Keiner will zusätzliche Kosten haben

Rein rechtlich geht es um die Frage, wer Eigentümer und wer Nutzer ist. "Hier sind wir leider noch nicht endgültig bei einer einhelligen Postition", sagt Klaus Bodenschlägel vom Stiftungsvorstand. Die Stiftung komme für den Bauunterhalt auf und wolle keine zusätzlichen Kosten für Privateigentum übernehmen. Allerdings sehe es anders aus, wenn die Öffentlichkeit daran teilhabe. "Es gibt viele gute Gedanken, aber noch nichts Unterschriftsreifes."

Familie liebäugelt mit Verkauf

Dass dies schon eine ganze Zeit lang so ist, ärgert wiederum die Ahnen der Giechs, die langsam ungeduldig werden. Spätestens ab Herbst dieses Jahres wollen sie sich nach einer anderen Lösung umschauen. Und die heißt schlichtweg - Verkauf. "Wir haben kein Schloss mehr und die Dinge stehen nicht mehr bei uns im Wohnzimmer", sagt Hiller von Gaertringen.

Hinhaltetaktik von Seiten der öffentlichen Hand

Höchst kritisch sieht er, dass die Zukunft der 30 000 Bände umfassenden Familienbibliothek noch unklar ist. Darin enthalten sind noch bibliografische Schätze wie Luther-Orginalschriften.  Das älteste Exemplar stamm aus dem Jahr 1496. Er habe zweimal an das Kultusministerium in München geschrieben. Von dort sei die Antwort gekommen, es sei verständlich, dass die Familie die Erbstücke in Thurnau unterbringen wolle. Dass dies gar nicht so selbstverständlich ist, findet wiederum Hiller von Gaertringen. "Man könnte unsere Eigeninitiative auch würdigen und sagen: Toll, können wir etwas tun, um Sie zu unterstützen? Am Ende muss man sich einfach mal entscheiden."  Außerdem verweist das Ministerium auf die Regierung von Oberfranken. Von der auch nichts mehr zu hören sei, so Hiller von Gaertringen.

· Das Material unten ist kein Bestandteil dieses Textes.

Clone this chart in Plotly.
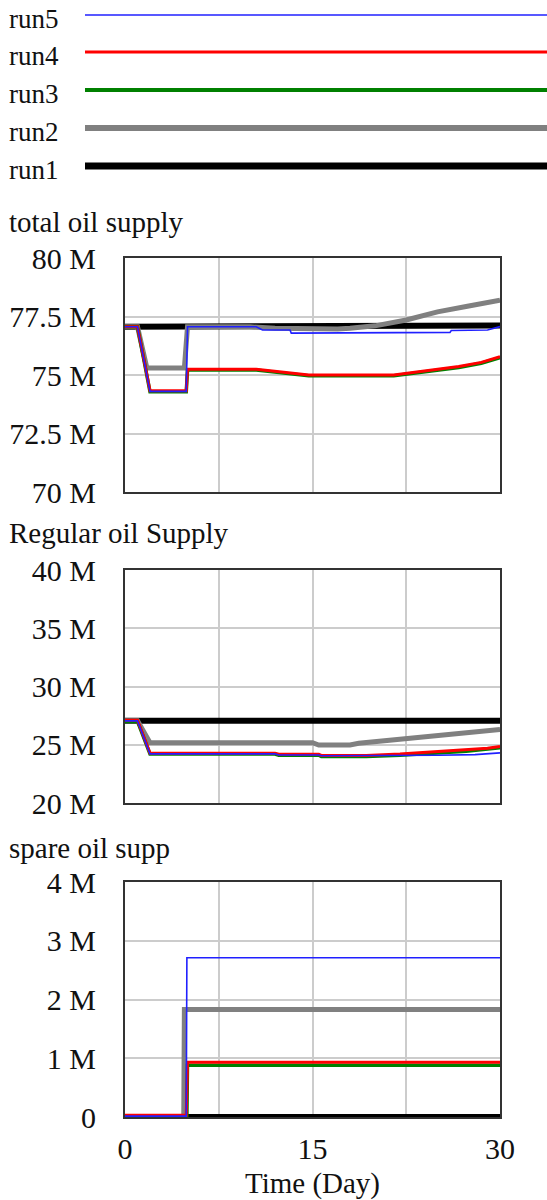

Kooperation mit Geschichtsinstitut denkbar

Die Bibliothek könnte zum Beispiel an das Institut für Fränkische Landesgeschichte andocken. Marcus Mühlnikel arbeitet dort als abgeordnete Lehrkraft. Er schrieb einen Aufsatz über die Adelsbibliothek im Zuge der Sonderausstellung. Seine Einschätzung: "Es würde sich auf alle Fälle lohnen, den Bestand zu halten und wissenschaftlich zu erforschen." Der historisch-kulturelle Wert sei unbestritten und die Sammlung böte einen Fundus, um sie aus verschiedenen Forschungsperspektiven zu beleuchten.

"Ein klares Bekenntnis fehlt"

Aber da sind wieder die zu klärenden Details: Wer zahlt die Miete - die Uni, der Freistaat, die Stiftung? Können die Ahnenporträts so einfach ins Schloss zurück kehren - wer haftet dafür? Lässt sich ein "Museumskonzept" im Kleinen verwirklichen? "Das lässt sich meiner Ansicht alles aushandeln", sagt Mühlnikel und bringt es auf den Punkt: "Was fehlt ist ein grundsätzliches Bekenntnis zu den Sammlungen."